### Stated goal:
Retype each line of the listing below, from the first through the one holding "return (italic?'italic ':'')", with no other lines.

### Information provided:
▬▬▬▬▬▬

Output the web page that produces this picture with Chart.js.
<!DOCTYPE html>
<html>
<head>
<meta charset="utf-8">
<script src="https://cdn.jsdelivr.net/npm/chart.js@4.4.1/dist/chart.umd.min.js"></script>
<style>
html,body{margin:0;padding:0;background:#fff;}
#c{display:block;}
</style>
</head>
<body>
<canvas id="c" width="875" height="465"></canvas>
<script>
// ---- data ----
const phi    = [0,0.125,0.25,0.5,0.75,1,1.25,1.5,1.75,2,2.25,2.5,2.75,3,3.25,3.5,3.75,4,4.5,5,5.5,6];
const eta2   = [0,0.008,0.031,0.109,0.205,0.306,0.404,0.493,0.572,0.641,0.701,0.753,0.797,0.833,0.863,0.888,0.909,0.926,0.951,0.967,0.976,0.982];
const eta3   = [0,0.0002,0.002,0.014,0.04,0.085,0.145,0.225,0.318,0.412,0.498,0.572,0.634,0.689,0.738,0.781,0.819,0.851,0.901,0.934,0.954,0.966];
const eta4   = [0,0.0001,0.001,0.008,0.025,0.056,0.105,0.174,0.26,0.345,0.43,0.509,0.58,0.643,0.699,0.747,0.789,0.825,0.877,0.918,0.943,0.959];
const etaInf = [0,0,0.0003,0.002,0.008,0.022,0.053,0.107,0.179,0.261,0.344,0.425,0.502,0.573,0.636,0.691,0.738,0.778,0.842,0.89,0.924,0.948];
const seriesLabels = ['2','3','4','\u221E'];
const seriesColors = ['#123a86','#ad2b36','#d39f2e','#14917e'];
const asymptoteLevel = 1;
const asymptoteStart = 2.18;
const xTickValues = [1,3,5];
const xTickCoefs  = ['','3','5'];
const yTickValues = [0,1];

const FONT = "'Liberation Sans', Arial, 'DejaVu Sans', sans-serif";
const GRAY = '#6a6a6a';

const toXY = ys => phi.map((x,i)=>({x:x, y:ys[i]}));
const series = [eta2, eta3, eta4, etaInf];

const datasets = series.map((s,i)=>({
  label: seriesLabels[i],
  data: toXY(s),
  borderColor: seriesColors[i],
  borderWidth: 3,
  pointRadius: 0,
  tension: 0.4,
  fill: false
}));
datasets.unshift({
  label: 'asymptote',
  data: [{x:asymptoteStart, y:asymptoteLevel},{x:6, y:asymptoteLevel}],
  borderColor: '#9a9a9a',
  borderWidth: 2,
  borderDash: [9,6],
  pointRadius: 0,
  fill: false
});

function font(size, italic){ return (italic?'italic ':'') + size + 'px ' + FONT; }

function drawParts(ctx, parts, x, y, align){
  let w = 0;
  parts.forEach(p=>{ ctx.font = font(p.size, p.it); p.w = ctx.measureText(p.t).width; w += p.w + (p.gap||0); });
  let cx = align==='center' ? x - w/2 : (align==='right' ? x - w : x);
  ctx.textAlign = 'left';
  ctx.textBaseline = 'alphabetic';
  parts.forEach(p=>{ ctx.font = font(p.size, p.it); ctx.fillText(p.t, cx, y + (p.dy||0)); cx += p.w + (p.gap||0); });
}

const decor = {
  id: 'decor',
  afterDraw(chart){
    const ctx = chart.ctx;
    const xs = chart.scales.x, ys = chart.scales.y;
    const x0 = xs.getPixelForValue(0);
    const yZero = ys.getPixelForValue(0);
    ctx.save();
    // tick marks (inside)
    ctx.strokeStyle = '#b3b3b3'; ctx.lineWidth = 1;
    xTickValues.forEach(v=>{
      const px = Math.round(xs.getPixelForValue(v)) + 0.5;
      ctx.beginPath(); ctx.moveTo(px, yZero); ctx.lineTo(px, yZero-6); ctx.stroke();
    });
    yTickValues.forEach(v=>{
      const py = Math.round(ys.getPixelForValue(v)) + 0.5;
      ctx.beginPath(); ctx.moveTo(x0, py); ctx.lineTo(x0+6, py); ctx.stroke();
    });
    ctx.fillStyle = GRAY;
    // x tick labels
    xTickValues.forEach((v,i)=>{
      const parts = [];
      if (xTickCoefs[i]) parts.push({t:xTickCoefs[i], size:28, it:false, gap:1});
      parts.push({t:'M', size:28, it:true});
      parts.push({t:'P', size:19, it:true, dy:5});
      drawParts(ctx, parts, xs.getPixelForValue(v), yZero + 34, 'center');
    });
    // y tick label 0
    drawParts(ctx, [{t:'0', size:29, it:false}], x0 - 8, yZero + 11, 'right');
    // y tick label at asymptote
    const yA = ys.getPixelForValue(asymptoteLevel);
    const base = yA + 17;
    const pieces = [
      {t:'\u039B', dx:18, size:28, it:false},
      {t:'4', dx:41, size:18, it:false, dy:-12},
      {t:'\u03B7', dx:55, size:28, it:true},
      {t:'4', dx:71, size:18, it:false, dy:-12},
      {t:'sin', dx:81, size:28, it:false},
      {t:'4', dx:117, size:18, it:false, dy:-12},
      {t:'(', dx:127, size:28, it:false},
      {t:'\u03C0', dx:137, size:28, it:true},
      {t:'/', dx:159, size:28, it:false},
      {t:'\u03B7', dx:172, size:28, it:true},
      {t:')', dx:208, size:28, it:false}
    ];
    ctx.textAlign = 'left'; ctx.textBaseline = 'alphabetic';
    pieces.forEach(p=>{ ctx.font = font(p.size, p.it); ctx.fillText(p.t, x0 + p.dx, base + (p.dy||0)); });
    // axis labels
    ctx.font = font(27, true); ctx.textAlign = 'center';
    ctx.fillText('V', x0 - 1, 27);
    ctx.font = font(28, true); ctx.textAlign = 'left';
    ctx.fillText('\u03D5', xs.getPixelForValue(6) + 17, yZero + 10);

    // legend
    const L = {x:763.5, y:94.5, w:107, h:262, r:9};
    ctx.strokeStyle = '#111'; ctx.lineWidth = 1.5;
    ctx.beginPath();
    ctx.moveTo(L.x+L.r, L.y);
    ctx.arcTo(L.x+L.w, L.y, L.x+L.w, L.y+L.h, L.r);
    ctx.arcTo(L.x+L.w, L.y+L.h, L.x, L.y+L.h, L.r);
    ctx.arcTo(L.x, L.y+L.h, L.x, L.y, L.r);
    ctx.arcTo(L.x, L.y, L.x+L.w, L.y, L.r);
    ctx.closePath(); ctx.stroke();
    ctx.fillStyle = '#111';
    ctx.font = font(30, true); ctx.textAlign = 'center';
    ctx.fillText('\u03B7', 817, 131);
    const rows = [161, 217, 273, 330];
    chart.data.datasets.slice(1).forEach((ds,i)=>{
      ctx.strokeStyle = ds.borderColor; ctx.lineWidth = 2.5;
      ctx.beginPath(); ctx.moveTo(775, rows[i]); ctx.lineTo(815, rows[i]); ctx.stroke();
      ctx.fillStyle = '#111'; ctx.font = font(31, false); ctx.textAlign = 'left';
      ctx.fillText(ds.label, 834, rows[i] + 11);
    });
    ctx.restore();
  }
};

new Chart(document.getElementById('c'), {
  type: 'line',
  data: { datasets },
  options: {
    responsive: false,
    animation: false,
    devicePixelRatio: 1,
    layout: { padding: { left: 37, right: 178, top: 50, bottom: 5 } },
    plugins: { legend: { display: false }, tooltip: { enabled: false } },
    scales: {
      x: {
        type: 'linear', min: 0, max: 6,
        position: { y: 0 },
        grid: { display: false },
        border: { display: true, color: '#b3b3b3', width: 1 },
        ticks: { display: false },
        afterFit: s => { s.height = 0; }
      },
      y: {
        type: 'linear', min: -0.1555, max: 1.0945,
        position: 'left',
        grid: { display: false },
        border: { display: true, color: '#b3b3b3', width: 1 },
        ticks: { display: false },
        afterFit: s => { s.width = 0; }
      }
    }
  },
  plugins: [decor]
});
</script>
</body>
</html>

▬▬▬▬▬▬

### Answer to the task:
Output the web page that produces this picture with Chart.js.
<!DOCTYPE html>
<html>
<head>
<meta charset="utf-8">
<script src="https://cdn.jsdelivr.net/npm/chart.js@4.4.1/dist/chart.umd.min.js"></script>
<style>
html,body{margin:0;padding:0;background:#fff;}
#c{display:block;}
</style>
</head>
<body>
<canvas id="c" width="875" height="465"></canvas>
<script>
// ---- data ----
const phi    = [0,0.125,0.25,0.5,0.75,1,1.25,1.5,1.75,2,2.25,2.5,2.75,3,3.25,3.5,3.75,4,4.5,5,5.5,6];
const eta2   = [0,0.008,0.031,0.109,0.205,0.306,0.404,0.493,0.572,0.641,0.701,0.753,0.797,0.833,0.863,0.888,0.909,0.926,0.951,0.967,0.976,0.982];
const eta3   = [0,0.0002,0.002,0.014,0.04,0.085,0.145,0.225,0.318,0.412,0.498,0.572,0.634,0.689,0.738,0.781,0.819,0.851,0.901,0.934,0.954,0.966];
const eta4   = [0,0.0001,0.001,0.008,0.025,0.056,0.105,0.174,0.26,0.345,0.43,0.509,0.58,0.643,0.699,0.747,0.789,0.825,0.877,0.918,0.943,0.959];
const etaInf = [0,0,0.0003,0.002,0.008,0.022,0.053,0.107,0.179,0.261,0.344,0.425,0.502,0.573,0.636,0.691,0.738,0.778,0.842,0.89,0.924,0.948];
const seriesLabels = ['2','3','4','\u221E'];
const seriesColors = ['#123a86','#ad2b36','#d39f2e','#14917e'];
const asymptoteLevel = 1;
const asymptoteStart = 2.18;
const xTickValues = [1,3,5];
const xTickCoefs  = ['','3','5'];
const yTickValues = [0,1];

const FONT = "'Liberation Sans', Arial, 'DejaVu Sans', sans-serif";
const GRAY = '#6a6a6a';

const toXY = ys => phi.map((x,i)=>({x:x, y:ys[i]}));
const series = [eta2, eta3, eta4, etaInf];

const datasets = series.map((s,i)=>({
  label: seriesLabels[i],
  data: toXY(s),
  borderColor: seriesColors[i],
  borderWidth: 3,
  pointRadius: 0,
  tension: 0.4,
  fill: false
}));
datasets.unshift({
  label: 'asymptote',
  data: [{x:asymptoteStart, y:asymptoteLevel},{x:6, y:asymptoteLevel}],
  borderColor: '#9a9a9a',
  borderWidth: 2,
  borderDash: [9,6],
  pointRadius: 0,
  fill: false
});

function font(size, italic){ return (italic?'italic ':'') + size + 'px ' + FONT; }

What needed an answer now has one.